# Task objective:
Lines holding the string "this" are the ones to copy; find them all in the data.

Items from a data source
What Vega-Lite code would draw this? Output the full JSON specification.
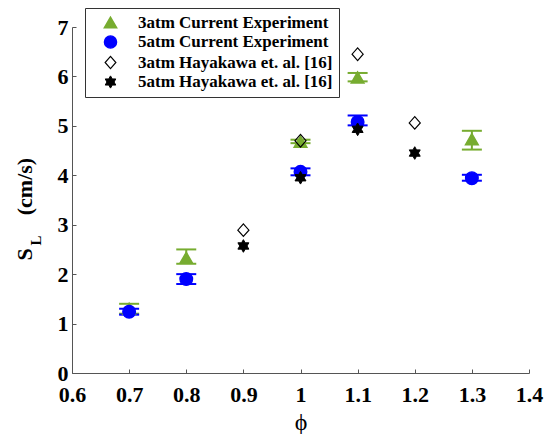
{
  "$schema": "https://vega.github.io/schema/vega-lite/v6.json",
  "width": 457,
  "height": 346,
  "autosize": "none",
  "padding": {"left": 72, "top": 27, "right": 21, "bottom": 61},
  "background": "white",
  "config": {"view": {"stroke": null}, "font": "Liberation Serif", "axis": {"labelFont": "Liberation Serif", "titleFont": "Liberation Serif"}, "legend": {"labelFont": "Liberation Serif"}},
  "data": {
    "values": [
      {"phi": 0.7, "SL": 1.30, "lo": 1.20, "hi": 1.40, "series": "3atm Current Experiment"},
      {"phi": 0.8, "SL": 2.33, "lo": 2.21, "hi": 2.50, "series": "3atm Current Experiment"},
      {"phi": 1.0, "SL": 4.68, "lo": 4.65, "hi": 4.72, "series": "3atm Current Experiment"},
      {"phi": 1.1, "SL": 5.98, "lo": 5.90, "hi": 6.07, "series": "3atm Current Experiment"},
      {"phi": 1.3, "SL": 4.73, "lo": 4.52, "hi": 4.90, "series": "3atm Current Experiment"},
      {"phi": 0.7, "SL": 1.24, "lo": 1.18, "hi": 1.30, "series": "5atm Current Experiment"},
      {"phi": 0.8, "SL": 1.90, "lo": 1.80, "hi": 2.00, "series": "5atm Current Experiment"},
      {"phi": 1.0, "SL": 4.07, "lo": 4.00, "hi": 4.14, "series": "5atm Current Experiment"},
      {"phi": 1.1, "SL": 5.08, "lo": 5.01, "hi": 5.21, "series": "5atm Current Experiment"},
      {"phi": 1.3, "SL": 3.94, "lo": 3.89, "hi": 4.01, "series": "5atm Current Experiment"},
      {"phi": 0.9, "SL": 2.89, "series": "3atm Hayakawa et. al. [16]"},
      {"phi": 1.0, "SL": 4.70, "series": "3atm Hayakawa et. al. [16]"},
      {"phi": 1.1, "SL": 6.45, "series": "3atm Hayakawa et. al. [16]"},
      {"phi": 1.2, "SL": 5.06, "series": "3atm Hayakawa et. al. [16]"},
      {"phi": 0.9, "SL": 2.57, "series": "5atm Hayakawa et. al. [16]"},
      {"phi": 1.0, "SL": 3.95, "series": "5atm Hayakawa et. al. [16]"},
      {"phi": 1.1, "SL": 4.93, "series": "5atm Hayakawa et. al. [16]"},
      {"phi": 1.2, "SL": 4.45, "series": "5atm Hayakawa et. al. [16]"}
    ]
  },
  "resolve": {"axis": {"y": "independent"}},
  "encoding": {
    "x": {
      "field": "phi",
      "type": "quantitative",
      "scale": {"domain": [0.6, 1.4], "nice": false, "zero": false},
      "axis": {
        "values": [0.6, 0.7, 0.8, 0.9, 1.0, 1.1, 1.2, 1.3, 1.4],
        "format": "~g",
        "title": "ϕ",
        "titleFontSize": 24,
        "titleFontWeight": "normal",
        "titleColor": "black",
        "titlePadding": 5,
        "labelFont": "Liberation Serif",
        "labelFontSize": 22,
        "labelFontWeight": "bold",
        "labelColor": "black",
        "labelPadding": 15,
        "labelFlush": false,
        "tickSize": -4,
        "tickColor": "#555",
        "domainColor": "#555",
        "grid": false
      }
    }
  },
  "layer": [
    {
      "transform": [{"filter": "isValid(datum.lo)"}],
      "mark": {"type": "rule", "strokeWidth": 2},
      "encoding": {
        "y": {
          "field": "lo",
          "type": "quantitative",
          "scale": {"domain": [0, 7], "nice": false},
          "axis": {
            "orient": "left",
            "title": "L",
            "domain": false,
            "ticks": false,
            "labels": false,
            "grid": false,
            "titleAngle": 270,
            "titleAlign": "left",
            "titleBaseline": "alphabetic",
            "titleX": -32,
            "titleY": 218,
            "titleFontSize": 15,
            "titleFontWeight": "bold",
            "titleFont": "Liberation Serif",
            "titleColor": "black"
          }
        },
        "y2": {"field": "hi"},
        "color": {
          "field": "series",
          "type": "nominal",
          "legend": null,
          "scale": {"domain": ["3atm Current Experiment", "5atm Current Experiment"], "range": ["#77AC30", "#0000FF"]}
        }
      }
    },
    {
      "transform": [{"filter": "isValid(datum.lo)"}],
      "mark": {"type": "point", "shape": "stroke", "size": 400, "strokeWidth": 2, "filled": false, "opacity": 1},
      "encoding": {
        "y": {"field": "lo", "type": "quantitative", "scale": {"domain": [0, 7], "nice": false}, "axis": null},
        "color": {"field": "series", "type": "nominal", "legend": null}
      }
    },
    {
      "transform": [{"filter": "isValid(datum.lo)"}],
      "mark": {"type": "point", "shape": "stroke", "size": 400, "strokeWidth": 2, "filled": false, "opacity": 1},
      "encoding": {
        "y": {"field": "hi", "type": "quantitative", "scale": {"domain": [0, 7], "nice": false}, "axis": null},
        "color": {"field": "series", "type": "nominal", "legend": null}
      }
    },
    {
      "mark": {"type": "point", "size": 160, "opacity": 1},
      "encoding": {
        "y": {
          "field": "SL",
          "type": "quantitative",
          "scale": {"domain": [0, 7], "nice": false},
          "axis": {
            "orient": "left",
            "values": [0, 1, 2, 3, 4, 5, 6, 7],
            "format": "d",
            "title": "S\u2003\u2002(cm/s)",
            "titleAngle": 270,
            "titleAlign": "left",
            "titleBaseline": "alphabetic",
            "titleX": -41,
            "titleY": 233,
            "titleFont": "Liberation Serif",
            "titleFontSize": 22,
            "titleFontWeight": "bold",
            "titleColor": "black",
            "labelFont": "Liberation Serif",
            "labelFontSize": 22,
            "labelFontWeight": "bold",
            "labelColor": "black",
            "labelPadding": 8,
            "labelBaseline": "top",
            "labelOffset": -10,
            "tickSize": -4,
            "tickColor": "#555",
            "domainColor": "#555",
            "grid": false
          }
        },
        "shape": {
          "field": "series",
          "type": "nominal",
          "scale": {
            "domain": ["3atm Current Experiment", "5atm Current Experiment", "3atm Hayakawa et. al. [16]", "5atm Hayakawa et. al. [16]"],
            "range": ["triangle-up", "circle", "M0,-1L0.88,0L0,1L-0.88,0Z", "M0,-1L0.289,-0.5L0.866,-0.5L0.577,0L0.866,0.5L0.289,0.5L0,1L-0.289,0.5L-0.866,0.5L-0.577,0L-0.866,-0.5L-0.289,-0.5Z"]
          },
          "legend": {
            "title": null,
            "orient": "none",
            "legendX": 13,
            "legendY": -19,
            "direction": "vertical",
            "strokeColor": "#333",
            "fillColor": "white",
            "padding": 6,
            "symbolOffset": 11,
            "symbolSize": 150,
            "labelOffset": 19,
            "labelFont": "Liberation Serif",
            "labelFontSize": 17,
            "labelFontWeight": "bold",
            "labelColor": "black",
            "labelLimit": 400,
            "rowPadding": 1.5
          }
        },
        "fill": {
          "field": "series",
          "type": "nominal",
          "scale": {
            "domain": ["3atm Current Experiment", "5atm Current Experiment", "3atm Hayakawa et. al. [16]", "5atm Hayakawa et. al. [16]"],
            "range": ["#77AC30", "#0000FF", "transparent", "black"]
          }
        },
        "stroke": {
          "field": "series",
          "type": "nominal",
          "scale": {
            "domain": ["3atm Current Experiment", "5atm Current Experiment", "3atm Hayakawa et. al. [16]", "5atm Hayakawa et. al. [16]"],
            "range": ["#77AC30", "#0000FF", "black", "black"]
          }
        },
        "strokeWidth": {
          "field": "series",
          "type": "nominal",
          "scale": {
            "domain": ["3atm Current Experiment", "5atm Current Experiment", "3atm Hayakawa et. al. [16]", "5atm Hayakawa et. al. [16]"],
            "range": [1.5, 1, 2.6, 1.5]
          }
        }
      }
    }
  ]
}
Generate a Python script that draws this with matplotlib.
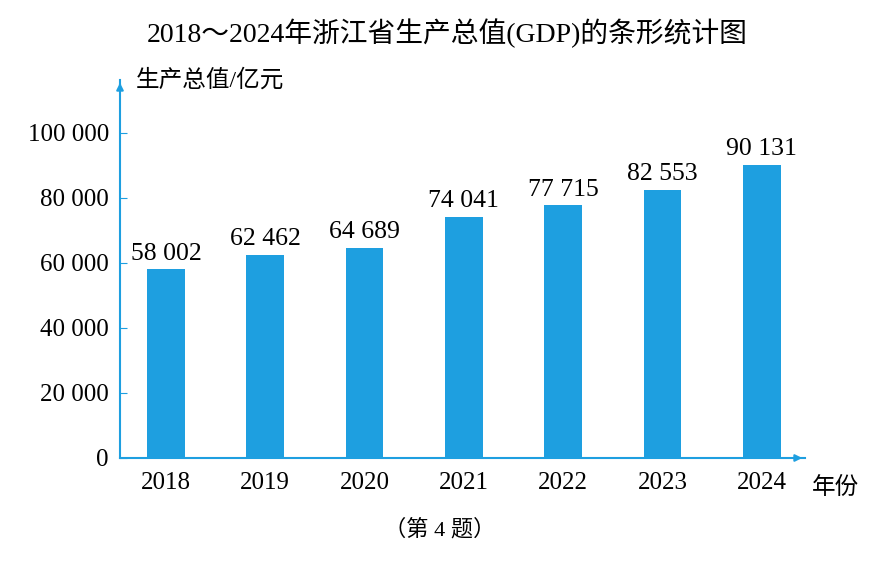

# Worked answer:
What Vega-Lite code would draw this? Output the full JSON specification.
Generate a Python script that draws this with matplotlib.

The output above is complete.